(Required work): Say how many lines hold the string "this"; please write nothing but the number.

A run of records
::::

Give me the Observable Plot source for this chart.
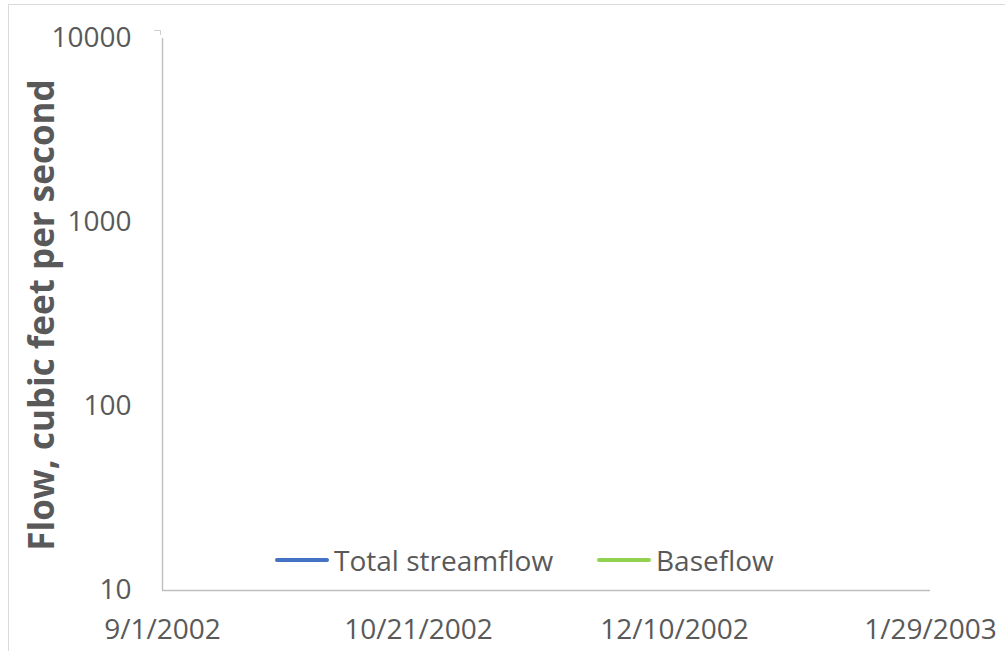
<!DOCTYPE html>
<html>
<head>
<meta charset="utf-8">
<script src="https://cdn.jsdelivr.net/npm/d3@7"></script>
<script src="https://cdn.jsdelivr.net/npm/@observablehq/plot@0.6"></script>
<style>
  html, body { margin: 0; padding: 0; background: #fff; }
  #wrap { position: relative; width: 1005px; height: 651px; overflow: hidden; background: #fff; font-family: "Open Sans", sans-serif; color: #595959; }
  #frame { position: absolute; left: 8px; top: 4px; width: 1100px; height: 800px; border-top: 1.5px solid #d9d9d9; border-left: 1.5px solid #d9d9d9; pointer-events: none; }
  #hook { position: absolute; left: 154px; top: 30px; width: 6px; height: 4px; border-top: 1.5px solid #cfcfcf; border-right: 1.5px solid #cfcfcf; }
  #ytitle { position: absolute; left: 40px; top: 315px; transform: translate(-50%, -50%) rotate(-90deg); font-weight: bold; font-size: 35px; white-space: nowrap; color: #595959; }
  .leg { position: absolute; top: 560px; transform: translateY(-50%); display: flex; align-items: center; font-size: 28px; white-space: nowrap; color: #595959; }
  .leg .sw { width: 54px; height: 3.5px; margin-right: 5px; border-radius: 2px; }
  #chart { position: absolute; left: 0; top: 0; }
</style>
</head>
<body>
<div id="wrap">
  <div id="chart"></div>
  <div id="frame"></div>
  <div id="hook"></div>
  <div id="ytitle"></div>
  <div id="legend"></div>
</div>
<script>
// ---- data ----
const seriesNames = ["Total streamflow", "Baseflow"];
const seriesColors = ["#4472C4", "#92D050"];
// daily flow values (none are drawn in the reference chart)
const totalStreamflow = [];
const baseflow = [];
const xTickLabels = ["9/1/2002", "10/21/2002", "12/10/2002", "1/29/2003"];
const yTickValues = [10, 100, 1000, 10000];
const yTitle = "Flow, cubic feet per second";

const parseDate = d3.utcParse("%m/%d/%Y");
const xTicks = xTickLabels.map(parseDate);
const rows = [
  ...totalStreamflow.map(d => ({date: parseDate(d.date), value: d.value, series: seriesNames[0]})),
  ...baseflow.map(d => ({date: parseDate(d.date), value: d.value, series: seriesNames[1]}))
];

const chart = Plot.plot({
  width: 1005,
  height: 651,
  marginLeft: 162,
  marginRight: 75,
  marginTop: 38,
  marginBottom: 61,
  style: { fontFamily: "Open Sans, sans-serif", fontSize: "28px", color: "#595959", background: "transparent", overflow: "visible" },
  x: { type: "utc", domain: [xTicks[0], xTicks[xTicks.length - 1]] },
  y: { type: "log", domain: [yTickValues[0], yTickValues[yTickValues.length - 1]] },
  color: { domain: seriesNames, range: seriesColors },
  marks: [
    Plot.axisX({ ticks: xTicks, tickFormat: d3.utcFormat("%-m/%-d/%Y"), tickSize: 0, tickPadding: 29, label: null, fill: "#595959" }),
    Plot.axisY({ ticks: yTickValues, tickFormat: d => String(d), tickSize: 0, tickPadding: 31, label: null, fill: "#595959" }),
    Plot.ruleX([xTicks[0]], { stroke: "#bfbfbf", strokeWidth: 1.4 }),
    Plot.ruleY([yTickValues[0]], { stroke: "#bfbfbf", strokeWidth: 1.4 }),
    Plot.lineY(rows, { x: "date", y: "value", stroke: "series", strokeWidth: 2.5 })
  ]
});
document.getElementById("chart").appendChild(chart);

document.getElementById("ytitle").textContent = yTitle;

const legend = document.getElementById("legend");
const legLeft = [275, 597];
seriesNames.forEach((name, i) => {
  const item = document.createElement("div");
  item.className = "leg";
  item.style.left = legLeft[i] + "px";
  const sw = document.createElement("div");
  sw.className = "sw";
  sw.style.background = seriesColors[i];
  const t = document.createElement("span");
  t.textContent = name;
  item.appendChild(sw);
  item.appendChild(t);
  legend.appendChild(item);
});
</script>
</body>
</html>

::::

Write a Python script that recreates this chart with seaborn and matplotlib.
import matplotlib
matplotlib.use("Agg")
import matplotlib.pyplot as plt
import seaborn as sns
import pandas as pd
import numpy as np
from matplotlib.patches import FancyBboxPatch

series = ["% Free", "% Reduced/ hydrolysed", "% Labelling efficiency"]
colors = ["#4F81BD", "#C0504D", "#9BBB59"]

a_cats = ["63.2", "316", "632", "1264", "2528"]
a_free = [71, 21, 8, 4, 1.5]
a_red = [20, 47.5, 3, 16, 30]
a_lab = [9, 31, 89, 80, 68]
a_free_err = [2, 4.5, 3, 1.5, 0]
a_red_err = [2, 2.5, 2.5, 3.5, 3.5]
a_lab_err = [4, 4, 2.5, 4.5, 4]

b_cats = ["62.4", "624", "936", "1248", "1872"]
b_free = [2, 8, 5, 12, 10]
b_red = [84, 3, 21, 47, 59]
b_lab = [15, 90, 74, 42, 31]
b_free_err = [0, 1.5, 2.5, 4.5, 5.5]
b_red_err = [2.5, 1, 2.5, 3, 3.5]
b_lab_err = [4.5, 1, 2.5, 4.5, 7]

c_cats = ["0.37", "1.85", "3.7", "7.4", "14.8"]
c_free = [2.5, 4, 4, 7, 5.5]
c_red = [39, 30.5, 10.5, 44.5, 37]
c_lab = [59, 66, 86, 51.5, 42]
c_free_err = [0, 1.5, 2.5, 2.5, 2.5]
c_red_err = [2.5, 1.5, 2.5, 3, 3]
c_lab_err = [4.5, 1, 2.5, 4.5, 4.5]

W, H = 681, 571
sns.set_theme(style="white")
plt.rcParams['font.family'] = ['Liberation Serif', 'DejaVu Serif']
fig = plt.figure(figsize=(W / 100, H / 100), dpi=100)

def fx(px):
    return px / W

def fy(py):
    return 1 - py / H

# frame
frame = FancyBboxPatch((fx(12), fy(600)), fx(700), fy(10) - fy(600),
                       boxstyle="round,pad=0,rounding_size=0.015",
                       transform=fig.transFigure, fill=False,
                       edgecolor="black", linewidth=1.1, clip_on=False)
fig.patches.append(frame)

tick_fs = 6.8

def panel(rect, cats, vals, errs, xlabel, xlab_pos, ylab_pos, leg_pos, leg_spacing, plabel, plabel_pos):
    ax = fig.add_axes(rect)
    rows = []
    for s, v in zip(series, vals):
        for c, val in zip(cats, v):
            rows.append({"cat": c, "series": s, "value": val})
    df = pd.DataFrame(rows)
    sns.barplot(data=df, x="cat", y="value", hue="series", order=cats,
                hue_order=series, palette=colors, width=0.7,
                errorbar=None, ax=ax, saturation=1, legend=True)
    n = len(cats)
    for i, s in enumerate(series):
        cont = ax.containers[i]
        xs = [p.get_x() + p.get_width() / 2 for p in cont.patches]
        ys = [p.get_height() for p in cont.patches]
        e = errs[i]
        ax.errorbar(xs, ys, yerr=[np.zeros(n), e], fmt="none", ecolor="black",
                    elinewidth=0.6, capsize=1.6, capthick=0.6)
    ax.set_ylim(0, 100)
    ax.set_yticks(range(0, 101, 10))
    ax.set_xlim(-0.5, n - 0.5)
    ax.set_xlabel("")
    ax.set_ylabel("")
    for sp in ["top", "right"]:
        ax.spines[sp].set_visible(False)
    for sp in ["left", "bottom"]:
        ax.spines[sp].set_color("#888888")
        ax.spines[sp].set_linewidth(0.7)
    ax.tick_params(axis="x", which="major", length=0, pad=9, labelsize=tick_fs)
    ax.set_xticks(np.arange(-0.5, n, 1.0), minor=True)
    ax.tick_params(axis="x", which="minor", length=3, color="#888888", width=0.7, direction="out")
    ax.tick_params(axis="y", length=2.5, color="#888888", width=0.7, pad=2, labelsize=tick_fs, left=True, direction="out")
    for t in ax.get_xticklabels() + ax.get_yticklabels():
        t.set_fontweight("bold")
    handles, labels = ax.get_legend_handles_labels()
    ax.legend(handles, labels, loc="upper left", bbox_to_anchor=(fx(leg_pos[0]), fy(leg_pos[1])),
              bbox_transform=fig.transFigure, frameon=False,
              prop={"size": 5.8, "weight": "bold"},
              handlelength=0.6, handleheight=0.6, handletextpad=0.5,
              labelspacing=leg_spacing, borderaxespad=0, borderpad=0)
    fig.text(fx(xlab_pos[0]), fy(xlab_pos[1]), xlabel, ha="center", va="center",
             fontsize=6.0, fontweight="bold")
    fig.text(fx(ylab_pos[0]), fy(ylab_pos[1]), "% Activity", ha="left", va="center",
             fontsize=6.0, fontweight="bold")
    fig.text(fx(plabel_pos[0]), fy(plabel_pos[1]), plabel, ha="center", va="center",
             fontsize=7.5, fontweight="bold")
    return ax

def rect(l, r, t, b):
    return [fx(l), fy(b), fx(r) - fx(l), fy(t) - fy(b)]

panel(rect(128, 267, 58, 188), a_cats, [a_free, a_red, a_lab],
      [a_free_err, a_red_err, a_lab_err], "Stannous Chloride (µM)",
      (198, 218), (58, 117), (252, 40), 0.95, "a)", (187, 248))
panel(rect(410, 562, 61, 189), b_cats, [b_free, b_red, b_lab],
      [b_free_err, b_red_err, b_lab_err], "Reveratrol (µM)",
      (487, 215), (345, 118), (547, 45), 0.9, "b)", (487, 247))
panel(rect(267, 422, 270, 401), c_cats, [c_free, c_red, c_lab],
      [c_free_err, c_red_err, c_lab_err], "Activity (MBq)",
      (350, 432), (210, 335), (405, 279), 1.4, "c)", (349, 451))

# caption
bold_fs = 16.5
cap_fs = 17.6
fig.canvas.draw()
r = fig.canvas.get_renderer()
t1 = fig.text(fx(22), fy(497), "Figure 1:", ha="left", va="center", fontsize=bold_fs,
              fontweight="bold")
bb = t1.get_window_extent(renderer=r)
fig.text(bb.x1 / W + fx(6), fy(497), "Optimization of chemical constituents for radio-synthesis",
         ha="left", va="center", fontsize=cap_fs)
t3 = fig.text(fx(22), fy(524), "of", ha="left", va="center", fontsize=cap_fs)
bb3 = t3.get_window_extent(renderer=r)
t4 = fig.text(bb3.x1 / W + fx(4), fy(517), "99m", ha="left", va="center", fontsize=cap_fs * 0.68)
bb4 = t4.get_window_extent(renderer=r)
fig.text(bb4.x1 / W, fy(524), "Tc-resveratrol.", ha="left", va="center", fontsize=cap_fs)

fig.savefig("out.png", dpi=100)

::::

(Completed exercise): 2